━━ Data for the task ━━

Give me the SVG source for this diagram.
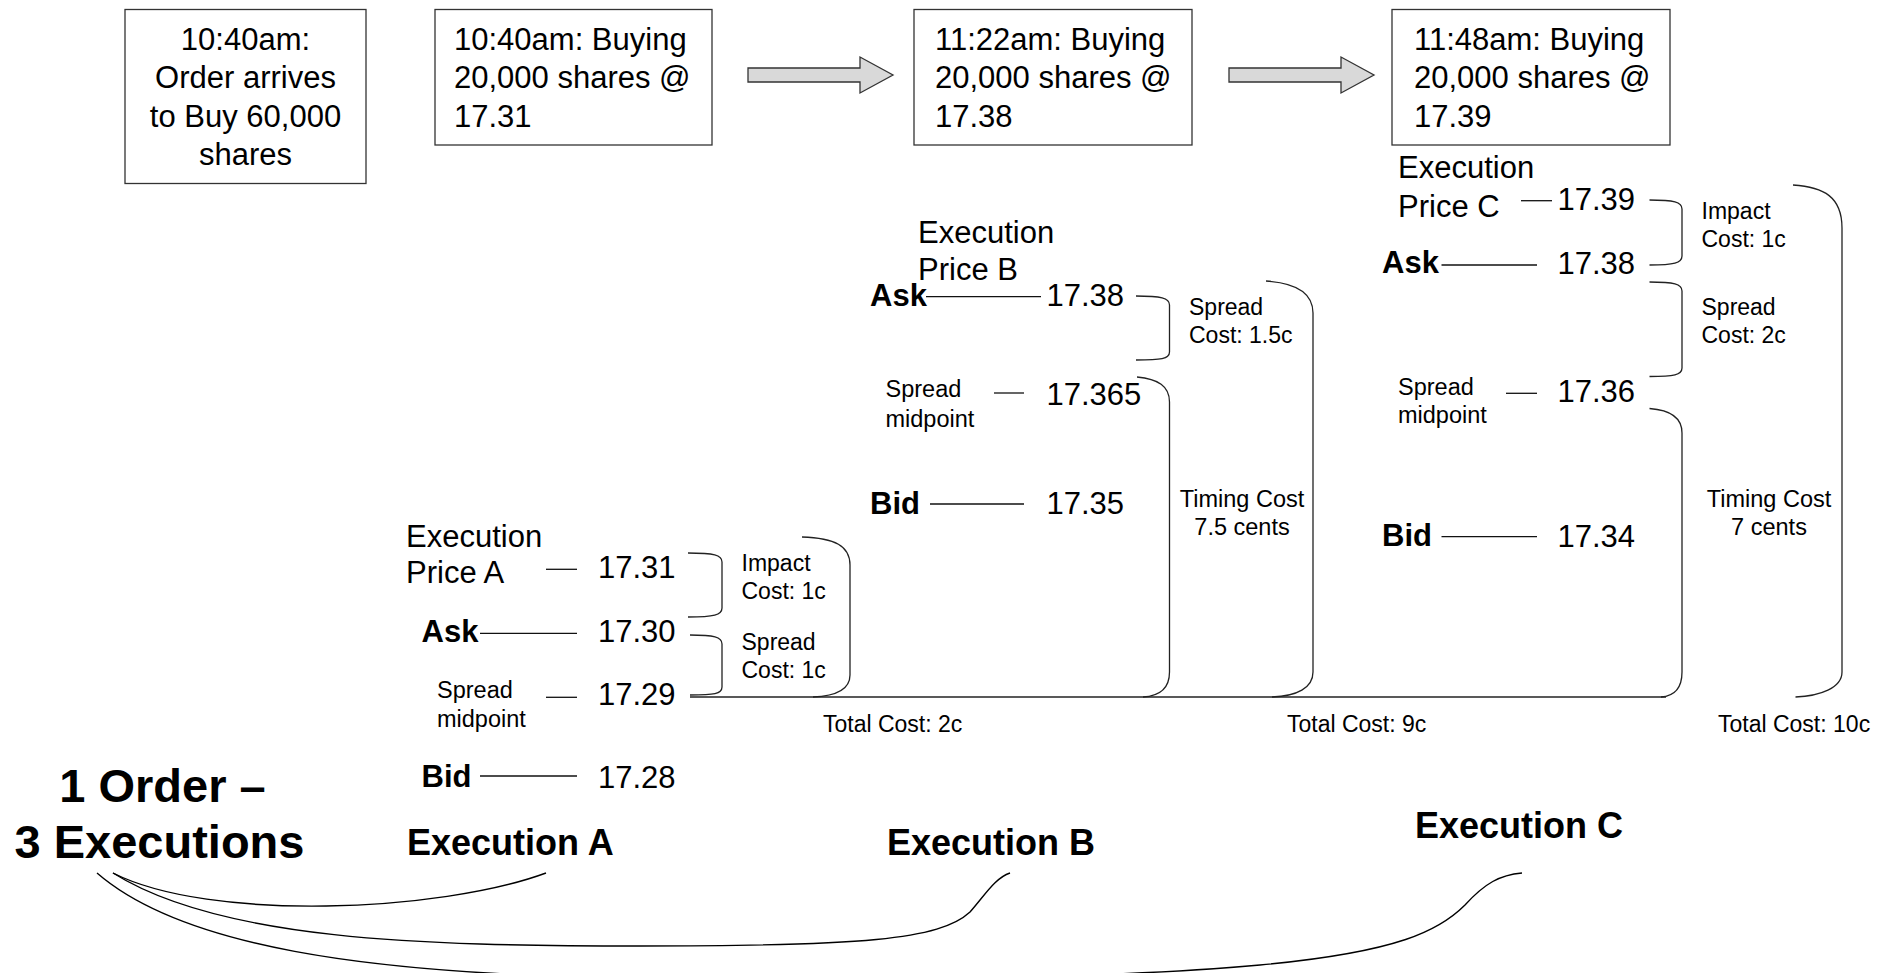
<svg xmlns="http://www.w3.org/2000/svg" width="1893" height="973" viewBox="0 0 1893 973">
<style>
text{font-family:"Liberation Sans",Arial,sans-serif;fill:#000}
.box{fill:#fff;stroke:#333;stroke-width:1.3}
.t31{font-size:31px}
.b31{font-size:31px;font-weight:bold}
.s23{font-size:23.5px}
.c23{font-size:23px}
.big{font-size:47px;font-weight:bold}
.ex{font-size:36px;font-weight:bold}
.ln{stroke:#111;stroke-width:1.3;fill:none}
.br{stroke:#222;stroke-width:1.3;fill:none}
.cv{stroke:#000;stroke-width:1.4;fill:none}
.arr{fill:#d9d9d9;stroke:#333;stroke-width:1.3}
.mid{text-anchor:middle}
</style>
<rect width="1893" height="973" fill="#fff"/>

<g id="box1">
<rect class="box" x="125" y="9.5" width="241" height="174"/>
<text class="t31 mid" x="245.5" y="50">10:40am:</text>
<text class="t31 mid" x="245.5" y="88.3">Order arrives</text>
<text class="t31 mid" x="245.5" y="126.7">to Buy 60,000</text>
<text class="t31 mid" x="245.5" y="165">shares</text>
</g>
<g id="box2">
<rect class="box" x="435" y="9.5" width="277" height="135.5"/>
<text class="t31" x="454" y="50">10:40am: Buying</text>
<text class="t31" x="454" y="88.3">20,000 shares @</text>
<text class="t31" x="454" y="126.7">17.31</text>
</g>
<g id="box3">
<rect class="box" x="914" y="9.5" width="278" height="135.5"/>
<text class="t31" x="935" y="50">11:22am: Buying</text>
<text class="t31" x="935" y="88.3">20,000 shares @</text>
<text class="t31" x="935" y="126.7">17.38</text>
</g>
<g id="box4">
<rect class="box" x="1392" y="9.5" width="278" height="135.5"/>
<text class="t31" x="1414" y="50">11:48am: Buying</text>
<text class="t31" x="1414" y="88.3">20,000 shares @</text>
<text class="t31" x="1414" y="126.7">17.39</text>
</g>

<g id="execution-a">
<text class="t31" x="406" y="546.7">Execution</text>
<text class="t31" x="406" y="583.3">Price A</text>
<line class="ln" x1="546" y1="569.3" x2="577" y2="569.3"/>
<text class="t31" x="598" y="578.3">17.31</text>
<text class="b31" x="421.5" y="641.7">Ask</text>
<line class="ln" x1="480" y1="633.3" x2="577" y2="633.3"/>
<text class="t31" x="598" y="641.7">17.30</text>
<text class="s23" x="437" y="698.3">Spread</text>
<text class="s23" x="437" y="726.7">midpoint</text>
<line class="ln" x1="546" y1="697.3" x2="577" y2="697.3"/>
<text class="t31" x="598" y="705">17.29</text>
<text class="b31" x="421.5" y="787">Bid</text>
<line class="ln" x1="480" y1="776" x2="577" y2="776"/>
<text class="t31" x="598" y="788">17.28</text>
<text class="c23" x="741.5" y="571">Impact</text>
<text class="c23" x="741.5" y="599">Cost: 1c</text>
<text class="c23" x="741.5" y="650">Spread</text>
<text class="c23" x="741.5" y="678">Cost: 1c</text>
<text class="c23" x="823" y="731.5">Total Cost: 2c</text>
</g>

<g id="execution-b">
<text class="t31" x="918" y="243">Execution</text>
<text class="t31" x="918" y="280">Price B</text>
<text class="b31" x="870" y="306">Ask</text>
<line class="ln" x1="926" y1="296.7" x2="1041" y2="296.7"/>
<text class="t31" x="1046.5" y="306">17.38</text>
<text class="s23" x="885.5" y="397">Spread</text>
<text class="s23" x="885.5" y="426.7">midpoint</text>
<line class="ln" x1="994" y1="393" x2="1024" y2="393"/>
<text class="t31" x="1046.5" y="405">17.365</text>
<text class="b31" x="870" y="514">Bid</text>
<line class="ln" x1="930" y1="504" x2="1024" y2="504"/>
<text class="t31" x="1046.5" y="514">17.35</text>
<text class="c23" x="1189" y="315">Spread</text>
<text class="c23" x="1189" y="343">Cost: 1.5c</text>
<text class="s23 mid" x="1242" y="506.7">Timing Cost</text>
<text class="s23 mid" x="1242" y="535">7.5 cents</text>
<text class="c23" x="1287" y="731.5">Total Cost: 9c</text>
</g>

<g id="execution-c">
<text class="t31" x="1398" y="178">Execution</text>
<text class="t31" x="1398" y="217.3">Price C</text>
<line class="ln" x1="1521" y1="200.7" x2="1552" y2="200.7"/>
<text class="t31" x="1557.5" y="210">17.39</text>
<text class="b31" x="1382" y="273.3">Ask</text>
<line class="ln" x1="1441.5" y1="265" x2="1537" y2="265"/>
<text class="t31" x="1557.5" y="274">17.38</text>
<text class="s23" x="1398" y="395">Spread</text>
<text class="s23" x="1398" y="423.3">midpoint</text>
<line class="ln" x1="1506" y1="393.3" x2="1537" y2="393.3"/>
<text class="t31" x="1557.5" y="402">17.36</text>
<text class="b31" x="1382" y="546">Bid</text>
<line class="ln" x1="1441.5" y1="536.7" x2="1537" y2="536.7"/>
<text class="t31" x="1557.5" y="546.7">17.34</text>
<text class="c23" x="1701.5" y="219">Impact</text>
<text class="c23" x="1701.5" y="247.3">Cost: 1c</text>
<text class="c23" x="1701.5" y="315">Spread</text>
<text class="c23" x="1701.5" y="343.3">Cost: 2c</text>
<text class="s23 mid" x="1769" y="506.7">Timing Cost</text>
<text class="s23 mid" x="1769" y="535">7 cents</text>
<text class="c23" x="1718" y="731.5">Total Cost: 10c</text>
</g>

<g id="summary">
<text class="big mid" x="162.5" y="801.7">1 Order –</text>
<text class="big mid" x="159.5" y="858.3">3 Executions</text>
</g>
<g id="label-a"><text class="ex" x="407" y="855">Execution A</text></g>
<g id="label-b"><text class="ex" x="887" y="855">Execution B</text></g>
<g id="label-c"><text class="ex" x="1415" y="838">Execution C</text></g>

<g id="connectors">
<path class="arr" d="M748,68 L860,68 L860,57 L893,75 L860,93 L860,82 L748,82 Z"/>
<path class="arr" d="M1229,68 L1341,68 L1341,57 L1374,75 L1341,93 L1341,82 L1229,82 Z"/>
<path class="br" d="M688,553 C714,553 722,555 722,562 L722,608 C722,615 714,617 688,617"/>
<path class="br" d="M690,635 C714,635 722,637 722,644 L722,687 C722,694 714,695 690,695"/>
<path class="br" d="M802,537 C835,538 850,546 850,565 L850,675 C850,690 836,696 813,697"/>
<path class="br" d="M690,697 L1666,697"/>
<path class="br" d="M1136,296 C1161,296 1169.5,298 1169.5,305 L1169.5,352 C1169.5,359 1161,360 1136,360"/>
<path class="br" d="M1137,377 C1158,379 1169.5,386 1169.5,402 L1169.5,672 C1169.5,688 1160,696 1143,697"/>
<path class="br" d="M1266,281 C1297,283 1313,293 1313,313 L1313,672 C1313,688 1297,696 1272,697"/>
<path class="br" d="M1649.5,200 C1674,200 1682,202 1682,209 L1682,256 C1682,263 1674,265 1649.5,265"/>
<path class="br" d="M1649.5,282 C1674,282 1682,284 1682,291 L1682,368 C1682,375 1674,376.5 1649.5,376.5"/>
<path class="br" d="M1649.5,408.5 C1670,410 1682,417 1682,433 L1682,672 C1682,688 1675,696 1661,697"/>
<path class="br" d="M1793,185 C1824,187 1842,197 1842,228 L1842,672 C1842,688 1820,696 1795.5,697"/>
<path class="cv" d="M113,873 C210,922 440,912 546,873"/>
<path class="cv" d="M113,873 C220,940 420,946 640,946 C860,946 940,940 970,912 C985,895 995,878 1010,873"/>
<path class="cv" d="M97,873 C180,945 360,975 640,978 C900,981 1120,978 1260,965 C1400,952 1440,930 1465,905 C1485,883 1500,875 1522,873"/>
</g>
</svg>
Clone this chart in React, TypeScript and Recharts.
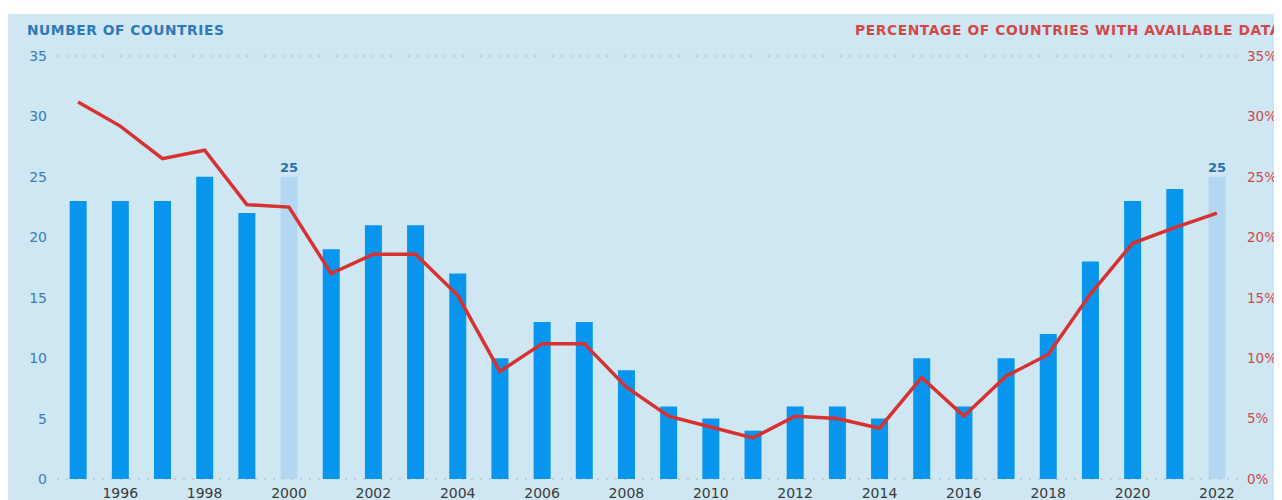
import { Bar, CartesianGrid, Cell, ComposedChart, LabelList, Line, XAxis, YAxis } from "recharts";

const years = [
  "1995", "1996", "1997", "1998", "1999", "2000", "2001", "2002", "2003", "2004",
  "2005", "2006", "2007", "2008", "2009", "2010", "2011", "2012", "2013", "2014",
  "2015", "2016", "2017", "2018", "2019", "2020", "2021", "2022",
];
const countries = [23, 23, 23, 25, 22, 25, 19, 21, 21, 17, 10, 13, 13, 9, 6, 5, 4, 6, 6, 5, 10, 6, 10, 12, 18, 23, 24, 25];
const percentage = [
  31.2, 29.2, 26.5, 27.2, 22.7, 22.5, 17.0, 18.6, 18.6, 15.2, 8.9, 11.2, 11.2, 7.6, 5.2, 4.3, 3.4, 5.2, 5.0, 4.2,
  8.4, 5.2, 8.5, 10.3, 15.3, 19.5, 20.8, 22.0,
];
const highlightYears = ["2000", "2022"];
const yTicks = [0, 5, 10, 15, 20, 25, 30, 35];

const data = years.map((year, i) => ({ year, countries: countries[i], pct: percentage[i] }));

const BLUE = "#0895ee";
const LIGHT = "#b3d7f1";
const RED = "#d7322f";
const FONT = "'DejaVu Sans', sans-serif";

function HighlightLabel(props: any) {
  const { x, y, width, value, index } = props;
  if (!highlightYears.includes(years[index])) return null;
  return (
    <text x={x + width / 2} y={y - 5} textAnchor="middle" fill="#2b6fae" fontSize={13} fontWeight={700} fontFamily={FONT}>
      {value}
    </text>
  );
}

export default function App() {
  return (
    <div style={{ position: "relative", width: 1274, height: 486, marginTop: 6, background: "#cfe7f3", fontFamily: FONT }}>
      <div style={{ position: "absolute", left: 19, top: 8, fontSize: 13.8, fontWeight: 700, color: "#3079b8", letterSpacing: 0.55, whiteSpace: "nowrap" }}>
        NUMBER OF COUNTRIES
      </div>
      <div style={{ position: "absolute", right: 1, top: 8, fontSize: 13.8, fontWeight: 700, color: "#d2474a", letterSpacing: 0.6, whiteSpace: "nowrap" }}>
        PERCENTAGE OF COUNTRIES WITH AVAILABLE DATA
      </div>
      <ComposedChart width={1274} height={486} data={data} margin={{ top: 42, right: 0, bottom: 0, left: 0 }} barCategoryGap="30%">
        <CartesianGrid vertical={false} stroke="#a4b6c0" strokeDasharray="2 7" />
        <XAxis
          dataKey="year"
          interval={0}
          height={21}
          axisLine={false}
          tickLine={false}
          tickSize={0}
          tickMargin={9}
          tick={{ fill: "#3a3a3a", fontSize: 14, fontFamily: FONT }}
          tickFormatter={(v: string) => (Number(v) % 2 === 0 ? v : "")}
        />
        <YAxis
          yAxisId="left"
          orientation="left"
          width={49}
          domain={[0, 35]}
          ticks={yTicks}
          axisLine={false}
          tickLine={false}
          tickSize={0}
          tickMargin={10}
          tick={{ fill: "#3a7cbc", fontSize: 14, fontFamily: FONT }}
        />
        <YAxis
          yAxisId="right"
          orientation="right"
          width={44}
          domain={[0, 35]}
          ticks={yTicks}
          axisLine={false}
          tickLine={false}
          tickSize={0}
          tickMargin={9}
          tick={{ fill: "#d2474a", fontSize: 13.5, fontFamily: FONT, textAnchor: "start" }}
          tickFormatter={(v: number) => `${v}%`}
        />
        <Bar yAxisId="left" dataKey="countries" isAnimationActive={false}>
          {data.map((d) => (
            <Cell key={d.year} fill={highlightYears.includes(d.year) ? LIGHT : BLUE} />
          ))}
          <LabelList dataKey="countries" content={HighlightLabel} />
        </Bar>
        <Line
          yAxisId="right"
          dataKey="pct"
          type="linear"
          stroke={RED}
          strokeWidth={3.5}
          dot={false}
          activeDot={false}
          isAnimationActive={false}
        />
      </ComposedChart>
    </div>
  );
}
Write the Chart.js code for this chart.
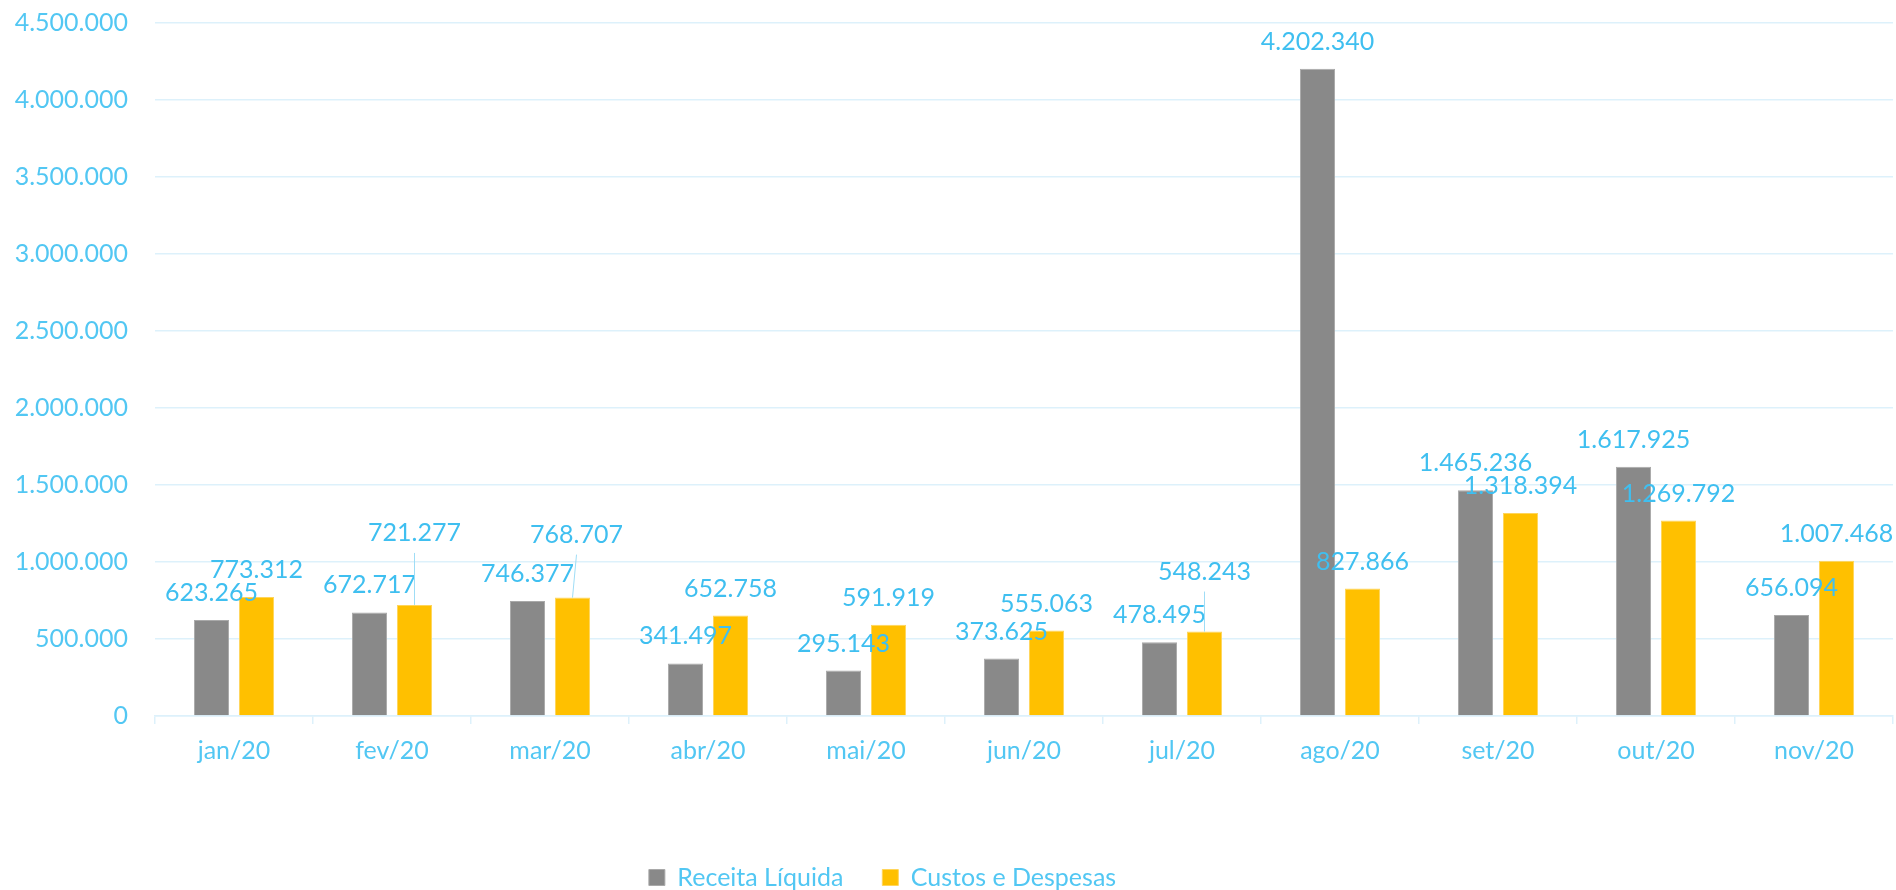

━━━

(Written instruction):
Only the lines starting at the line with "Clone this chart" and ending at the line with "Line, XAxis, YAxis" should be printed again, exactly and with both ends kept; omit the pictures.

(Response to the exercise):
Clone this chart in React, TypeScript and Recharts.
import { Bar, CartesianGrid, Cell, ComposedChart, LabelList, Line, XAxis, YAxis } from "recharts";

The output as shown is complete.